**OBJECTIVE**: Stop at the line containing "cursor_times = [26.0, 28.8]": write out every line from the beginning of the entries up to and including it, minus the pictures.

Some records
--------------------------------------------------

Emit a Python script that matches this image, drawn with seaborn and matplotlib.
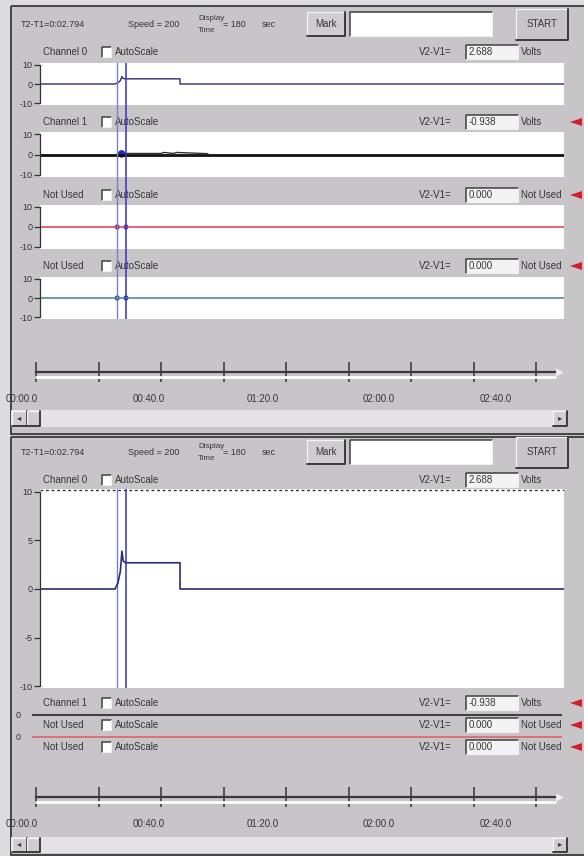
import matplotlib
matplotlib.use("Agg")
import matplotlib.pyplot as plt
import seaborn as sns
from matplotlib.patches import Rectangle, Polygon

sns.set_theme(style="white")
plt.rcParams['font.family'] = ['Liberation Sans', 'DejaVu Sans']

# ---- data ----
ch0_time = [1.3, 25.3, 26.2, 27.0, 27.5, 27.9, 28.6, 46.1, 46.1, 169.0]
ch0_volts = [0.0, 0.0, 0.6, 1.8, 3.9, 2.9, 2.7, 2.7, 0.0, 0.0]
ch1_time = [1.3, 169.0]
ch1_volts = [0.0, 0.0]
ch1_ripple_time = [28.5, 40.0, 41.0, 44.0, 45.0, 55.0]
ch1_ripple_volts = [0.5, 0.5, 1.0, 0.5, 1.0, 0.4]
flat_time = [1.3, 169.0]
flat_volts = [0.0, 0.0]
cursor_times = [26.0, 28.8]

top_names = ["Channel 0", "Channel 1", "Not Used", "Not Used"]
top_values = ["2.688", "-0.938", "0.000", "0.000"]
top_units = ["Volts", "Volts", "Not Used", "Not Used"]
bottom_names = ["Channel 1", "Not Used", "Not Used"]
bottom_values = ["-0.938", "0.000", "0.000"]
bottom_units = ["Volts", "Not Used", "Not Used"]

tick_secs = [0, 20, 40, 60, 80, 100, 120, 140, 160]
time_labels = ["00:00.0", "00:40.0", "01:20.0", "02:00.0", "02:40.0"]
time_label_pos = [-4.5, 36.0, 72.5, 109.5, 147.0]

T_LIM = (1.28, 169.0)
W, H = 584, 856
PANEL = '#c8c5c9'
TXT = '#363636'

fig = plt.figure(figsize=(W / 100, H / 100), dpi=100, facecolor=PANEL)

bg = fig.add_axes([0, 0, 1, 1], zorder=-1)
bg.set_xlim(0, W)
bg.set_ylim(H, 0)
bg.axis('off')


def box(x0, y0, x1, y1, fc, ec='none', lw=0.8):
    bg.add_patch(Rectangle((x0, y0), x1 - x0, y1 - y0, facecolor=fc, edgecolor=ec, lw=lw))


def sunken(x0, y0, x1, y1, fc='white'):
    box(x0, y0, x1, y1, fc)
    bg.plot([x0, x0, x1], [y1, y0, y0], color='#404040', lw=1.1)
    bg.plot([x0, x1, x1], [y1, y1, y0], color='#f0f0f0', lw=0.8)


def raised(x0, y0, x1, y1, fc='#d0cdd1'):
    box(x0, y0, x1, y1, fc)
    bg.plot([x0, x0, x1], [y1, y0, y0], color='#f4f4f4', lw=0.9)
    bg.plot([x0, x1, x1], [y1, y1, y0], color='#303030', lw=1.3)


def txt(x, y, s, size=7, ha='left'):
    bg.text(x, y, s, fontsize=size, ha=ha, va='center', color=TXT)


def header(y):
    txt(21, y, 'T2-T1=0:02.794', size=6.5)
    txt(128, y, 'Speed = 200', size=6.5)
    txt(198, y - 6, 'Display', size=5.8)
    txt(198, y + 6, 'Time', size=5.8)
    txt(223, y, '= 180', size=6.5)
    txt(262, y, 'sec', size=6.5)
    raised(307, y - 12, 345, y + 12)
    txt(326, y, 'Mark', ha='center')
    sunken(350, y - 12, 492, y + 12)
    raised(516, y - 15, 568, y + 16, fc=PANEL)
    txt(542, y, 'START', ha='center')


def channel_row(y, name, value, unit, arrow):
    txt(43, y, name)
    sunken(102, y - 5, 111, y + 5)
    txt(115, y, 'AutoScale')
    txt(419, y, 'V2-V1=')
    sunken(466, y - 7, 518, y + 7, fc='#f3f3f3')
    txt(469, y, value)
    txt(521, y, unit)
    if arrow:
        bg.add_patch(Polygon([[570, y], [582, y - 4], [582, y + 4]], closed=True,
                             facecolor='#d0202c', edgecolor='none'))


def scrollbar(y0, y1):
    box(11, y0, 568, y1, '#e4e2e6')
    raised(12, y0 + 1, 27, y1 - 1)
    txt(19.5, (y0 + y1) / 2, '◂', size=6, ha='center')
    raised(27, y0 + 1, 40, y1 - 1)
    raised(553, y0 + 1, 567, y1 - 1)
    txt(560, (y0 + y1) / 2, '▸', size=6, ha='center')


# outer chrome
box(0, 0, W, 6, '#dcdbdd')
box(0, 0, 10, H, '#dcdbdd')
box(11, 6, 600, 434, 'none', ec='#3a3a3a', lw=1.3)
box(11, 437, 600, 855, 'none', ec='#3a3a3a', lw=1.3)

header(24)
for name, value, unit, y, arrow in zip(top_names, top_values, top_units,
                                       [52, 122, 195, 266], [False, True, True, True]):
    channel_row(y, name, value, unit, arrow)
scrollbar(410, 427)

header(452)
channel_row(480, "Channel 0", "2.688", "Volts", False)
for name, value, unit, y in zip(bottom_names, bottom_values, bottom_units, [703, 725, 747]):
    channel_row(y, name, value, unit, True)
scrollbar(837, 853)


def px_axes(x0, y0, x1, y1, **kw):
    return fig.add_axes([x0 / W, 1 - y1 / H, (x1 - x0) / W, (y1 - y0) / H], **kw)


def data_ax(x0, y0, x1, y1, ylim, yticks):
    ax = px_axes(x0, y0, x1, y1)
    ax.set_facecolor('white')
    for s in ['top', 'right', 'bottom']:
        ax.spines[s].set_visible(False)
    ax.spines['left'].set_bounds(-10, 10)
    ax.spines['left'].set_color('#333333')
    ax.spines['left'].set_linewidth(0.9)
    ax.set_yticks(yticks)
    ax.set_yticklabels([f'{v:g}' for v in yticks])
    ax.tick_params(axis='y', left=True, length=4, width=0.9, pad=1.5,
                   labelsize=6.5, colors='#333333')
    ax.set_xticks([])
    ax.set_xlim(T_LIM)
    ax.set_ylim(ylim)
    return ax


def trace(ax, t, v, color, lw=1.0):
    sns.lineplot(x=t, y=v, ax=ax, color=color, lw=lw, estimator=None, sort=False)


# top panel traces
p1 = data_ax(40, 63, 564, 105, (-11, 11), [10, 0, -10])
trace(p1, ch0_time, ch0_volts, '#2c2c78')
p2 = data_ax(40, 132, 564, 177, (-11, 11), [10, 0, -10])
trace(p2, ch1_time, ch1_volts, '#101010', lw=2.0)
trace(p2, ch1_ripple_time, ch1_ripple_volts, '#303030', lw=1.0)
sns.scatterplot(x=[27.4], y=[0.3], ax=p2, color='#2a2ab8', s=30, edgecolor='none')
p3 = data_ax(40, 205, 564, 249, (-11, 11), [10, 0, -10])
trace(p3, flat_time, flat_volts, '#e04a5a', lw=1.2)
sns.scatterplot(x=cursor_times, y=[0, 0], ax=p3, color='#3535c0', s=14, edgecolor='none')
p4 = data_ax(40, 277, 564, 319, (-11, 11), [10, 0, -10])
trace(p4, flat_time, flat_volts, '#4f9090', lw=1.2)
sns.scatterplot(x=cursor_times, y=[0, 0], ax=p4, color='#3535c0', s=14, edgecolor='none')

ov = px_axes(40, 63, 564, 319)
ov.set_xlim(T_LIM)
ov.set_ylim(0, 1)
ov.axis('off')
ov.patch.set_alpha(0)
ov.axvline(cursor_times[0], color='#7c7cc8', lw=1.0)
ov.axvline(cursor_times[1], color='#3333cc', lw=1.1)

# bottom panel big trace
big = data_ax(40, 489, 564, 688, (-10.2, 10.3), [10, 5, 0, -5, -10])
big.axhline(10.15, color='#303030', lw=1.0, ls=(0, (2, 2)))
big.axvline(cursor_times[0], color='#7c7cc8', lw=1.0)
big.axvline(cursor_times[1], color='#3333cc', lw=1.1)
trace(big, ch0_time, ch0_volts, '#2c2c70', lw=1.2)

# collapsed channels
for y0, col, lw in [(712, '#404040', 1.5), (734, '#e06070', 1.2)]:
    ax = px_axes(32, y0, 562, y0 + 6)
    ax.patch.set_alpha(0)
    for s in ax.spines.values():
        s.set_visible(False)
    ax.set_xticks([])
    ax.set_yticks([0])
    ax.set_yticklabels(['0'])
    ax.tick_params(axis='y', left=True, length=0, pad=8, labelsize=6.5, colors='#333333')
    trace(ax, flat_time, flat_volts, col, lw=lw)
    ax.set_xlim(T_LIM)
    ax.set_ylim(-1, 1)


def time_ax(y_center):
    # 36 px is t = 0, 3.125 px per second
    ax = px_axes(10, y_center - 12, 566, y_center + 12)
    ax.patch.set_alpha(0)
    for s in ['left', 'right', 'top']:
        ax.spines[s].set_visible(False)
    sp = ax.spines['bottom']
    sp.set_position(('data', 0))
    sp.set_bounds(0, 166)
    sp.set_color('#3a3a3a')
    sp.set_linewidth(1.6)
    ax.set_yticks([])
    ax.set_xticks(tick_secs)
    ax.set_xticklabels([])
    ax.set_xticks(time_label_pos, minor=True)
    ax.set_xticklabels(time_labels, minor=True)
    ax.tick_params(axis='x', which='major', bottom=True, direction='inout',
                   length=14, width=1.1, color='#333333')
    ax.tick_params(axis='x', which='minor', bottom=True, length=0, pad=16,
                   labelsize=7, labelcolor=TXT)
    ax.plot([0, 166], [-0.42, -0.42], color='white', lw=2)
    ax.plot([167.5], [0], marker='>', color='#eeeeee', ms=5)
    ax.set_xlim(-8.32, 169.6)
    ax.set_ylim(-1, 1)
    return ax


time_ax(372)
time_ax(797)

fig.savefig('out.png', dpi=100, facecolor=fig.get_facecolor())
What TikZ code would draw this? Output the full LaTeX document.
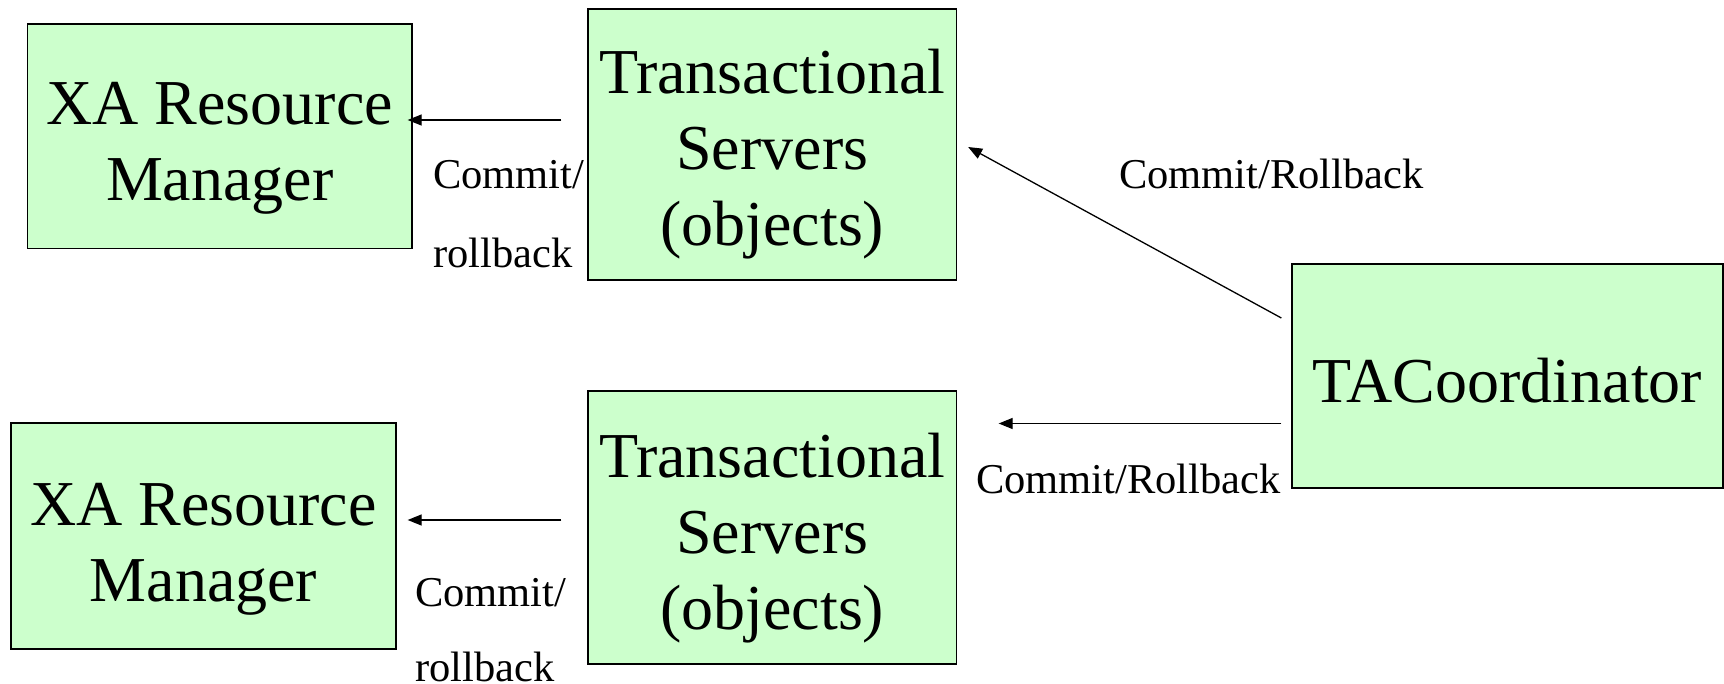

--------------------------------------------------

**REPLY**:
Emit a Python script that matches this image, drawn with seaborn and matplotlib.
import matplotlib
matplotlib.use("Agg")
import matplotlib.pyplot as plt
import seaborn as sns
from matplotlib.patches import Rectangle, Polygon

sns.set_theme(style="white")
plt.rcParams['font.family'] = ['Liberation Sans', 'DejaVu Sans']

# ---- data ----
ch0_time = [1.3, 25.3, 26.2, 27.0, 27.5, 27.9, 28.6, 46.1, 46.1, 169.0]
ch0_volts = [0.0, 0.0, 0.6, 1.8, 3.9, 2.9, 2.7, 2.7, 0.0, 0.0]
ch1_time = [1.3, 169.0]
ch1_volts = [0.0, 0.0]
ch1_ripple_time = [28.5, 40.0, 41.0, 44.0, 45.0, 55.0]
ch1_ripple_volts = [0.5, 0.5, 1.0, 0.5, 1.0, 0.4]
flat_time = [1.3, 169.0]
flat_volts = [0.0, 0.0]
cursor_times = [26.0, 28.8]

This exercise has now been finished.